Cryptocurrencies like Bitcoin and Ethereum use blockchain to enable peer-to-peer value transfer without intermediaries. The security model relies on network consensus and cryptography rather than institutional trust. However, this comes with volatility—price fluctuations are significant and ongoing, driven by adoption rates, regulatory changes, and market sentiment.
How Blockchain Is Disrupting Traditional Finance
The contrast between centralized and decentralized systems is substantial. Traditional finance concentrates authority: a central bank, clearinghouse, or custodian validates and records transactions. This creates single points of failure and requires trusting institutions to behave honestly.
Blockchain distributes this responsibility. Every node validates transactions according to predetermined rules (consensus mechanisms). No single actor can forge records or reverse transactions unilaterally. This removes intermediaries—banks, brokers, clearinghouses—which typically add cost and processing delay.
Smart contracts extend this automation. These are programs stored on a blockchain that execute automatically when conditions are met. A simple example: a payment automatically releases when a shipment delivery is confirmed on-chain. More complex scenarios include derivatives settlement, insurance claims, or collateralized loans with no manual intervention required.
The efficiency gains are real for specific use cases. Cross-border payments that normally take days and cost 2-4% in fees can settle in minutes with minimal overhead. However, blockchain doesn’t universally replace traditional systems—many financial operations require regulatory oversight, privacy, and the legal accountability that decentralized networks can’t easily provide.
Practical Use Cases in Finance
Payments and Remittances: Stablecoins (cryptocurrencies pegged to fiat currency) and blockchain networks reduce friction for international transfers. Someone in the Philippines can send money home via stablecoin faster and cheaper than through traditional wire services, though regulatory compliance and on/off-ramps remain challenges.
Settlement Infrastructure: Blockchain can streamline post-trade settlement. Instead of T+2 or longer for stock and bond trades, blockchain-based settlement could be near-instantaneous. Several initiatives are exploring this, though regulatory integration remains incomplete.
Supply Chain Financing: Suppliers can tokenize invoices and sell them immediately on-chain for discounted amounts rather than waiting weeks for payment. This improves working capital for small suppliers but requires integration with existing accounting and legal frameworks.
Digital Identity: Blockchain-based identity systems allow individuals to prove credentials (employment, education, credit history) without exposing raw data. This helps with KYC/AML compliance while reducing document fraud in emerging markets.
Real Constraints
Blockchain technology faces genuine limitations that should inform expectations:
Scalability: Bitcoin handles ~7 transactions per second; Ethereum varies by network conditions (Layer 2 solutions increase this but add complexity). Traditional finance routes millions of transactions per second. This gap is narrowing but remains significant for retail applications.
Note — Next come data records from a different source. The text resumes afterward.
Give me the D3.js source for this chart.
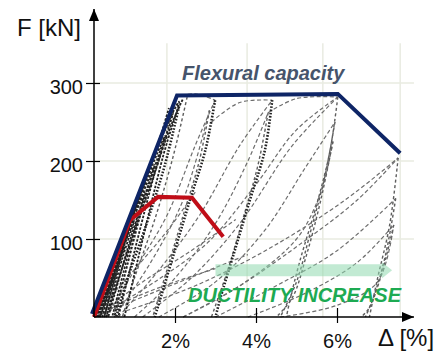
<!DOCTYPE html>
<html>
<head>
<meta charset="utf-8">
<script src="https://cdn.jsdelivr.net/npm/d3@7"></script>
<style>
    body { margin: 0; background: #fff; }
    text { font-family: "Liberation Sans", Arial, sans-serif; }
</style>
</head>
<body>
<svg id="chart" width="439" height="353"></svg>
<script>
// values: drift in %, force in kN
const yTicks = [100, 200, 300];
const xTicks = [2, 4, 6];
const xTickLabels = ["2%", "4%", "6%"];
const gridDrifts = [1.8, 3.78, 5.65, 7.56];

const flexuralCapacity = [[-0.05, 4], [2.05, 284], [6.02, 286], [7.56, 210]];
const brittleResponse = [[0, 0], [0.89, 124], [1.58, 154], [2.42, 153], [3.19, 103]];
const ductilityArrow = { from: 3.0, to: 7.36, level: 60 };

// small cycles before yielding (dense band near the origin)
const elasticCycles = [
    [[0, 0], [0.3, 30], [0.5, 55], [0.35, 30], [0.15, 0]],
    [[0.05, 0], [0.45, 50], [0.75, 90], [0.55, 55], [0.25, 0]],
    [[0.08, 0], [0.55, 65], [1.0, 125], [0.7, 75], [0.3, 0]],
    [[0.1, 0], [0.7, 90], [1.25, 160], [0.9, 100], [0.35, 0]],
    [[0.12, 0], [0.85, 110], [1.5, 195], [1.1, 130], [0.45, 0]],
    [[0.15, 0], [1.0, 135], [1.75, 232], [1.3, 160], [0.5, 0]],
    [[0.2, 0], [1.15, 160], [1.95, 262], [1.5, 185], [0.6, 0]],
    [[0.25, 0], [1.3, 185], [2.1, 276], [1.7, 205], [0.75, 0]],
    [[0.05, 0], [0.6, 80], [1.1, 150], [1.6, 225], [1.85, 268]],
    [[0.3, 0], [0.9, 95], [1.4, 170], [1.9, 245], [2.2, 280]]
];

// unloading branches from the peaks of each drift level
const unloadingBranches = [
    [[2.0, 280], [1.6, 200], [1.0, 110], [0.55, 40], [0.35, 0]],
    [[2.3, 282], [1.95, 205], [1.5, 125], [1.0, 50], [0.7, 0]],
    [[2.85, 265], [2.6, 200], [2.2, 130], [1.8, 60], [1.45, 0]],
    [[4.3, 262], [4.05, 195], [3.7, 130], [3.3, 60], [2.9, 0]],
    [[6.02, 282], [5.83, 214], [5.53, 150], [5.09, 73], [4.84, 22], [4.75, 0]],
    [[5.95, 250], [5.7, 180], [5.35, 110], [5.0, 45], [4.6, 0]],
    [[5.9, 225], [5.6, 150], [5.25, 80], [4.9, 25], [4.5, 0]],
    [[7.51, 204], [7.3, 118], [6.99, 47], [6.8, 0]],
    [[7.45, 152], [7.2, 80], [6.9, 25], [6.7, 0]],
    [[7.4, 118], [7.1, 55], [6.8, 12], [6.6, 0]]
];

// repeated unloading at the same drift (heavy dotted lines)
const repeatedUnloading = [
    [[2.99, 278], [2.75, 214], [2.37, 150], [2.0, 86], [1.63, 22], [1.5, 0]],
    [[4.4, 278], [4.22, 214], [3.85, 150], [3.48, 86], [3.11, 22], [3.0, 0]],
    [[2.1, 270], [1.75, 195], [1.3, 120], [0.8, 45], [0.55, 0]]
];

// pinched reloading branches
const reloadingBranches = [
    [[0.3, 0], [1.0, 60], [1.8, 130], [2.5, 220], [2.99, 278]],
    [[0.5, 0], [1.4, 70], [2.2, 150], [2.85, 265]],
    [[0.6, 0], [1.6, 60], [2.6, 130], [3.6, 220], [4.4, 278]],
    [[1.0, 0], [2.0, 50], [3.0, 120], [3.8, 200], [4.3, 262]],
    [[0.4, 10], [1.5, 45], [2.8, 95], [4.0, 170], [5.0, 240], [6.02, 282]],
    [[1.2, 0], [2.4, 50], [3.6, 120], [4.9, 220], [6.02, 282]],
    [[1.6, 0], [3.0, 45], [4.2, 110], [5.2, 190], [5.95, 250]],
    [[2.2, 0], [3.6, 40], [5.0, 100], [5.6, 160], [5.9, 225]],
    [[0.8, 8], [2.5, 40], [4.4, 90], [6.2, 150], [7.51, 204]],
    [[2.2, 0], [3.6, 40], [5.0, 90], [6.5, 150], [7.51, 204]],
    [[3.0, 0], [4.5, 40], [6.0, 85], [7.45, 152]],
    [[3.8, 0], [5.2, 30], [6.5, 70], [7.4, 118]],
    [[4.6, 0], [6.0, 15], [7.0, 45], [7.4, 118]],
    [[2.0, 282], [2.5, 286], [2.99, 278]],
    [[2.9, 250], [3.6, 275], [4.4, 278]],
    [[4.3, 262], [5.0, 280], [6.02, 282]],
    [[0.2, 4], [1.4, 30], [2.6, 55], [3.8, 80]],
    [[0.1, 2], [1.0, 25], [2.0, 45], [3.0, 62]],
    [[0.15, 5], [1.2, 45], [2.4, 85], [3.5, 125]],
    [[0.1, 8], [0.9, 55], [1.8, 110], [2.5, 160]]
];

const svg = d3.select("#chart");

const x = d3.scaleLinear().domain([0, 6]).range([94, 337]);
const y = d3.scaleLinear().domain([0, 300]).range([317, 83]);

// faint background grid of the original test plot
const grid = svg.append("g").attr("stroke", "#e9ebe1").attr("stroke-width", 1.5);
grid.selectAll("line.h")
    .data(yTicks)
    .enter().append("line")
    .attr("x1", x(0)).attr("x2", x(7.9))
    .attr("y1", d => y(d)).attr("y2", d => y(d));
grid.selectAll("line.v")
    .data(gridDrifts)
    .enter().append("line")
    .attr("x1", d => x(d)).attr("x2", d => x(d))
    .attr("y1", y(0)).attr("y2", y(351));

const curve = d3.line()
    .x(d => x(d[0]))
    .y(d => y(d[1]))
    .curve(d3.curveCatmullRom.alpha(0.5));

// hysteresis loops
const loops = svg.append("g").attr("fill", "none");
loops.selectAll("path.reload")
    .data(reloadingBranches)
    .enter().append("path")
    .attr("d", curve)
    .attr("stroke", "#6e6e6e")
    .attr("stroke-width", 1.2)
    .attr("stroke-dasharray", "4,2.5");
loops.selectAll("path.unload")
    .data(unloadingBranches)
    .enter().append("path")
    .attr("d", curve)
    .attr("stroke", "#5e5e5e")
    .attr("stroke-width", 1.4)
    .attr("stroke-dasharray", "3,2.5");
loops.selectAll("path.elastic")
    .data(elasticCycles)
    .enter().append("path")
    .attr("d", curve)
    .attr("stroke", "#222")
    .attr("stroke-width", 1.8)
    .attr("stroke-dasharray", "2.5,1.5");
loops.selectAll("path.repeat")
    .data(repeatedUnloading)
    .enter().append("path")
    .attr("d", curve)
    .attr("stroke", "#222")
    .attr("stroke-width", 2.6)
    .attr("stroke-dasharray", "1.6,1.6");

// ductility arrow
const ax0 = x(ductilityArrow.from), ax1 = x(ductilityArrow.to), ay = y(ductilityArrow.level);
svg.append("path")
    .attr("d", `M${ax0},${ay - 6}L${ax1 - 10},${ay - 6}L${ax1 - 10},${ay - 8}L${ax1},${ay}` +
        `L${ax1 - 10},${ay + 8}L${ax1 - 10},${ay + 6}L${ax0},${ay + 6}Z`)
    .attr("fill", "#8fd8ae")
    .attr("opacity", 0.55);

// envelopes
const straight = d3.line().x(d => x(d[0])).y(d => y(d[1]));
svg.append("path")
    .datum(brittleResponse)
    .attr("d", straight)
    .attr("fill", "none")
    .attr("stroke", "#c00d17")
    .attr("stroke-width", 4)
    .attr("stroke-linejoin", "miter");
svg.append("path")
    .datum(flexuralCapacity)
    .attr("d", straight)
    .attr("fill", "none")
    .attr("stroke", "#0e2566")
    .attr("stroke-width", 4)
    .attr("stroke-linejoin", "miter");

// axes
const xAxis = svg.append("g")
    .attr("transform", `translate(0, ${y(0)})`)
    .call(d3.axisBottom(x).tickValues(xTicks).tickSize(6).tickSizeOuter(0)
        .tickFormat((d, i) => xTickLabels[i]));
xAxis.select(".domain").remove();
xAxis.selectAll(".tick line").attr("y1", -9).attr("stroke", "#000").attr("stroke-width", 1.2);
xAxis.selectAll(".tick text")
    .attr("y", 31).attr("dy", 0)
    .style("font-size", "20px")
    .style("font-family", "'Liberation Sans', Arial, sans-serif")
    .attr("fill", "#111");

const yAxis = svg.append("g")
    .attr("transform", `translate(${x(0)}, 0)`)
    .call(d3.axisLeft(y).tickValues(yTicks).tickSize(8).tickSizeOuter(0));
yAxis.select(".domain").remove();
yAxis.selectAll(".tick line").attr("x1", 6).attr("stroke", "#000").attr("stroke-width", 1.2);
yAxis.selectAll(".tick text")
    .attr("x", -11).attr("dy", "0.5em")
    .style("font-size", "20px")
    .style("font-family", "'Liberation Sans', Arial, sans-serif")
    .attr("fill", "#111");

const defs = svg.append("defs");
defs.append("marker")
    .attr("id", "arrow")
    .attr("viewBox", "0 0 12 10")
    .attr("refX", 12).attr("refY", 5)
    .attr("markerWidth", 12).attr("markerHeight", 10)
    .attr("markerUnits", "userSpaceOnUse")
    .attr("orient", "auto")
    .append("path").attr("d", "M0,0L12,5L0,10Z").attr("fill", "#000");

svg.append("line")
    .attr("x1", x(0)).attr("x2", x(7.9))
    .attr("y1", y(0)).attr("y2", y(0))
    .attr("stroke", "#000").attr("stroke-width", 1.5)
    .attr("marker-end", "url(#arrow)");
svg.append("line")
    .attr("x1", x(0)).attr("x2", x(0))
    .attr("y1", y(0)).attr("y2", y(395))
    .attr("stroke", "#000").attr("stroke-width", 1.5)
    .attr("marker-end", "url(#arrow)");

// titles and annotations
svg.append("text")
    .attr("x", 17).attr("y", 36)
    .style("font-size", "24px")
    .attr("fill", "#111")
    .text("F [kN]");
svg.append("text")
    .attr("x", 378).attr("y", 346)
    .style("font-size", "24px")
    .attr("fill", "#111")
    .text("Δ [%]");
svg.append("text")
    .attr("x", 182).attr("y", 80)
    .style("font-size", "20px")
    .style("font-weight", "bold")
    .style("font-style", "italic")
    .attr("fill", "#46546b")
    .text("Flexural capacity");
svg.append("text")
    .attr("x", 188).attr("y", 302)
    .style("font-size", "20px")
    .style("font-weight", "bold")
    .style("font-style", "italic")
    .attr("fill", "#1daa52")
    .text("DUCTILITY INCREASE");
</script>
</body>
</html>
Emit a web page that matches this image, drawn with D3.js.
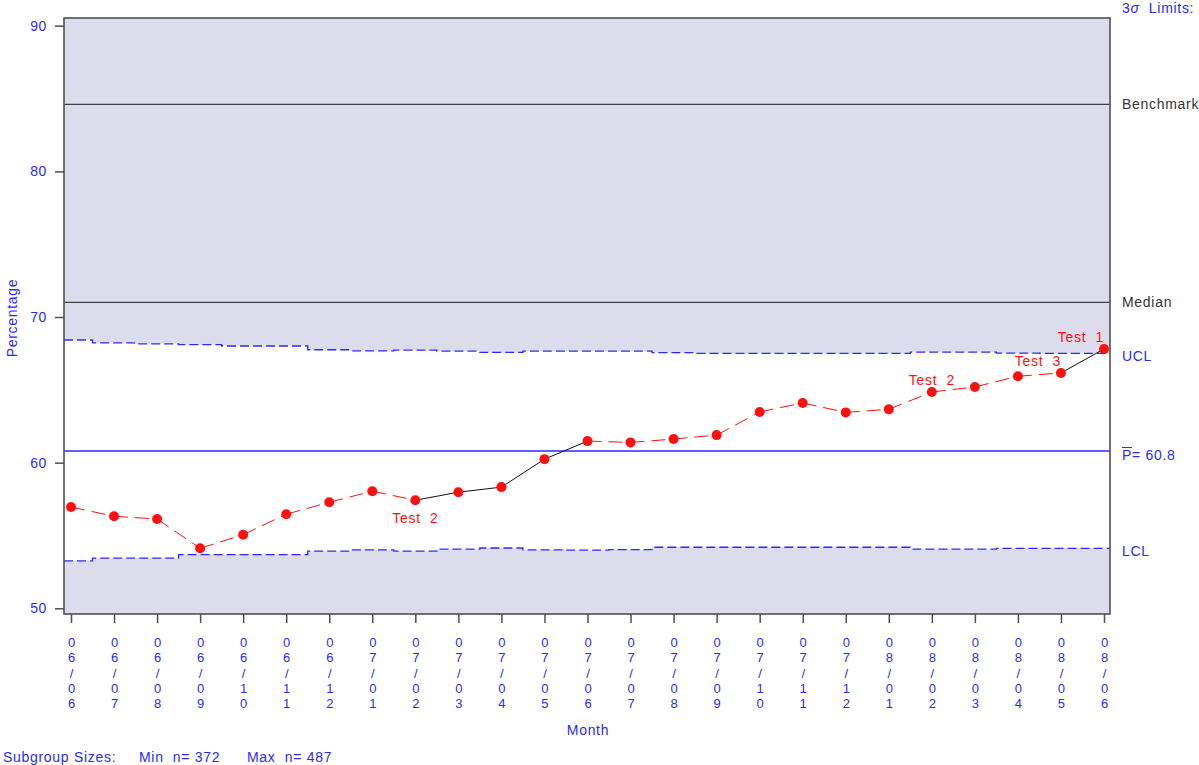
<!DOCTYPE html>
<html>
<head>
<meta charset="utf-8">
<script src="https://cdn.jsdelivr.net/npm/d3@7"></script>
<style>
  body { margin: 0; background: #fff; }
  svg { display: block; font-family: "Liberation Sans", Arial, sans-serif; }
  .lbl { letter-spacing: 0.7px; }
</style>
</head>
<body>
<svg id="chart" width="1199" height="765"></svg>
<script>
// Data
const months = ['06/06','06/07','06/08','06/09','06/10','06/11','06/12',
  '07/01','07/02','07/03','07/04','07/05','07/06','07/07','07/08','07/09','07/10','07/11','07/12',
  '08/01','08/02','08/03','08/04','08/05','08/06'];
const pct = [56.95, 56.32, 56.13, 54.12, 55.05, 56.46, 57.28, 58.04, 57.42, 57.97, 58.32, 60.24,
  61.48, 61.39, 61.62, 61.89, 63.48, 64.10, 63.45, 63.66, 64.85, 65.20, 65.93, 66.16, 67.80];
const ucl = [68.42, 68.23, 68.16, 68.10, 68.01, 68.01, 67.75, 67.68, 67.73, 67.66, 67.57, 67.66,
  67.66, 67.66, 67.56, 67.50, 67.50, 67.50, 67.50, 67.50, 67.59, 67.59, 67.52, 67.50, 67.50];
const lcl = [53.25, 53.44, 53.44, 53.69, 53.69, 53.69, 53.92, 54.01, 53.92, 54.06, 54.14, 54.01,
  53.99, 54.03, 54.19, 54.19, 54.19, 54.19, 54.19, 54.19, 54.06, 54.06, 54.12, 54.12, 54.12];
const centerLine = 60.8;
const medianLine = 71.0;
const benchmarkLine = 84.6;
const yTicks = [50, 60, 70, 80, 90];
const minN = 372, maxN = 487;
// runs of points flagged by the tests (index ranges, inclusive)
const flaggedRuns = [[0, 8], [12, 23]];
const testLabels = [
  { i: 8, text: 'Test 2', where: 'below' },
  { i: 20, text: 'Test 2', where: 'above' },
  { i: 23, text: 'Test 3', where: 'aboveLeft' },
  { i: 24, text: 'Test 1', where: 'aboveLeft' }
];

const svg = d3.select('#chart');
const blue = '#2a2aff';
const red = '#ff1010';
const frameColor = '#505050';
const shade = '#dcdcec';

const plotL = 64, plotR = 1110, plotT = 18, plotB = 614;

const x = d3.scalePoint().domain(months).range([71, 1104]);
const y = d3.scaleLinear().domain([50, 90]).range([608.3, 25.7]);

// shaded background, then white band between the limits
svg.append('rect')
  .attr('x', plotL).attr('y', plotT)
  .attr('width', plotR - plotL).attr('height', plotB - plotT)
  .attr('fill', shade);

const bandData = months.map((m, i) => ({ x: x(m), u: ucl[i], l: lcl[i] }));
bandData.unshift({ x: plotL, u: ucl[0], l: lcl[0] });
bandData.push({ x: plotR, u: ucl[ucl.length - 1], l: lcl[lcl.length - 1] });

svg.append('path')
  .datum(bandData)
  .attr('fill', '#fff')
  .attr('d', d3.area().curve(d3.curveStep).x(d => d.x).y0(d => y(d.l)).y1(d => y(d.u)));

// UCL / LCL dashed step lines
['u', 'l'].forEach(k => {
  svg.append('path')
    .datum(bandData)
    .attr('fill', 'none')
    .attr('stroke', blue)
    .attr('stroke-width', 1.3)
    .attr('stroke-dasharray', '9,4')
    .attr('d', d3.line().curve(d3.curveStep).x(d => d.x).y(d => y(d[k])));
});

// reference lines
function hline(v, color, w) {
  svg.append('line')
    .attr('x1', plotL).attr('x2', plotR)
    .attr('y1', y(v)).attr('y2', y(v))
    .attr('stroke', color).attr('stroke-width', w);
}
hline(benchmarkLine, '#404040', 1.2);
hline(medianLine, '#404040', 1.2);
hline(centerLine, blue, 1.5);

// connecting segments: red dashed inside flagged runs, black otherwise
const inRun = i => flaggedRuns.some(r => i >= r[0] && i + 1 <= r[1]);
for (let i = 0; i < pct.length - 1; i++) {
  svg.append('line')
    .attr('x1', x(months[i])).attr('y1', y(pct[i]))
    .attr('x2', x(months[i + 1])).attr('y2', y(pct[i + 1]))
    .attr('stroke', inRun(i) ? red : '#111')
    .attr('stroke-width', 1)
    .attr('stroke-dasharray', inRun(i) ? '14,7' : null);
}

// points
svg.selectAll('circle.pt')
  .data(pct)
  .join('circle')
  .attr('class', 'pt')
  .attr('cx', (d, i) => x(months[i]))
  .attr('cy', d => y(d))
  .attr('r', 5)
  .attr('fill', red);

// test labels
testLabels.forEach(t => {
  const px = x(months[t.i]), py = y(pct[t.i]);
  svg.append('text')
    .attr('class', 'lbl')
    .attr('x', px)
    .attr('y', t.where === 'below' ? py + 23 : py - 7)
    .attr('text-anchor', t.where === 'aboveLeft' ? 'end' : 'middle')
    .attr('fill', red)
    .attr('font-size', 14)
    .attr('xml:space', 'preserve')
    .text(t.text.replace(' ', '  '));
});

// frame
svg.append('rect')
  .attr('x', plotL).attr('y', plotT)
  .attr('width', plotR - plotL).attr('height', plotB - plotT)
  .attr('fill', 'none').attr('stroke', frameColor).attr('stroke-width', 1.6);

// y axis
const yAxis = svg.append('g')
  .attr('transform', `translate(${plotL},0)`)
  .call(d3.axisLeft(y).tickValues(yTicks).tickSize(9).tickPadding(8).tickFormat(d3.format('d')));
yAxis.select('.domain').remove();
yAxis.selectAll('line').attr('stroke', frameColor).attr('stroke-width', 1.5);
yAxis.selectAll('text').attr('fill', blue).attr('font-size', 14)
  .attr('font-family', '"Liberation Sans", Arial, sans-serif')
  .style('letter-spacing', '0.6px');

// x axis with stacked characters
const xAxis = svg.append('g')
  .attr('transform', `translate(0,${plotB})`)
  .call(d3.axisBottom(x).tickSize(9).tickFormat(''));
xAxis.select('.domain').remove();
xAxis.selectAll('line').attr('stroke', frameColor).attr('stroke-width', 1.5);
xAxis.selectAll('.tick').each(function(d) {
  const t = d3.select(this).append('text')
    .attr('fill', blue)
    .attr('font-size', 13)
    .attr('text-anchor', 'middle')
    .attr('font-family', '"Liberation Sans", Arial, sans-serif');
  d.split('').forEach((c, j) => {
    t.append('tspan').attr('x', 0).attr('y', 33 + j * 15.3).text(c);
  });
});

// axis titles
svg.append('text')
  .attr('class', 'lbl')
  .attr('transform', 'translate(17,318) rotate(-90)')
  .attr('text-anchor', 'middle')
  .attr('fill', blue).attr('font-size', 14)
  .text('Percentage');

svg.append('text')
  .attr('class', 'lbl')
  .attr('x', 588).attr('y', 735)
  .attr('text-anchor', 'middle')
  .attr('fill', blue).attr('font-size', 14)
  .text('Month');

// subgroup sizes footnote
[['Subgroup Sizes:', 3], ['Min  n= ' + minN, 139], ['Max  n= ' + maxN, 247]].forEach(([txt, xx]) => {
  svg.append('text')
    .attr('class', 'lbl')
    .attr('x', xx).attr('y', 762)
    .attr('fill', blue).attr('font-size', 14)
    .attr('xml:space', 'preserve')
    .text(txt);
});

// right-side limit labels
const lab = (txt, v, color) => svg.append('text')
  .attr('class', 'lbl')
  .attr('x', 1122).attr('y', y(v) + 5)
  .attr('fill', color).attr('font-size', 14)
  .text(txt);

const lim = svg.append('text')
  .attr('class', 'lbl')
  .attr('x', 1122).attr('y', 13)
  .attr('fill', blue).attr('font-size', 14)
  .attr('xml:space', 'preserve');
lim.append('tspan').text('3');
lim.append('tspan').attr('font-style', 'italic').text('σ');
lim.append('tspan').text('  Limits:');

lab('Benchmark', benchmarkLine, '#333');
lab('Median', medianLine, '#333');
svg.append('text').attr('class', 'lbl').attr('x', 1122).attr('y', y(ucl[ucl.length - 1]) + 8)
  .attr('fill', blue).attr('font-size', 14).text('UCL');
svg.append('text').attr('class', 'lbl').attr('x', 1122).attr('y', y(lcl[lcl.length - 1]) + 8)
  .attr('fill', blue).attr('font-size', 14).text('LCL');

const pbar = svg.append('text')
  .attr('class', 'lbl')
  .attr('x', 1122).attr('y', y(centerLine) + 9)
  .attr('fill', blue).attr('font-size', 14)
  .attr('xml:space', 'preserve');
pbar.append('tspan').text('P');
pbar.append('tspan').text('= ' + centerLine.toFixed(1));
// overline above the P
svg.append('line')
  .attr('x1', 1122).attr('x2', 1132)
  .attr('y1', y(centerLine) - 3.5).attr('y2', y(centerLine) - 3.5)
  .attr('stroke', blue).attr('stroke-width', 1);
</script>
</body>
</html>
Energy consumption: Proof-of-Work blockchains (Bitcoin, pre-2022 Ethereum) consume substantial electricity. This has driven interest in Proof-of-Stake and other consensus mechanisms, which are less energy-intensive but introduce different security tradeoffs.
Regulatory uncertainty: Tax treatment, securities classification, custody rules, and AML requirements differ across jurisdictions. This creates compliance burden for institutions considering blockchain adoption.
Irreversibility: Blockchain’s immutability is a feature for security but creates problems for error correction or fraud reversal. If you send cryptocurrency to the wrong address, recovery is impossible.
Interoperability: Hundreds of blockchain platforms exist with limited direct communication. Moving value between Bitcoin and Ethereum requires exchanges or bridge protocols, each adding cost and risk.
Current State and Future Development
As of 2026, blockchain has established genuine adoption in specific domains:
- Stablecoins facilitate faster payments in high-inflation regions and enable DeFi applications, though regulatory frameworks are still crystallizing
- Central Bank Digital Currencies (CBDCs) are in pilot phases across multiple countries, exploring blockchain or distributed ledger technology for government-issued digital money
- Asset tokenization is moving beyond pilots into actual use—real estate, commodities, and securities are being digitized on blockchain
- Custody infrastructure has matured, reducing barriers for institutional participation
However, the industry remains highly speculative. Many projects launched with blockchain hype never delivered value. The distinction between genuine innovation and marketing has become clearer, but separating signal from noise requires technical understanding.
For sysadmins and infrastructure teams, blockchain appears in two forms: running nodes for financial institutions moving onto blockchain networks, and integrating blockchain APIs into existing applications. Both require attention to key management, disaster recovery, and regulatory audit trails.
The trajectory suggests blockchain will continue filling specific niches—remittances, settlement infrastructure, supply chain tracking—rather than replacing all financial intermediaries. The technology works best where you need transparency, multiple untrusting parties, and rapid settlement without a single authority. Traditional databases handle most other scenarios more efficiently.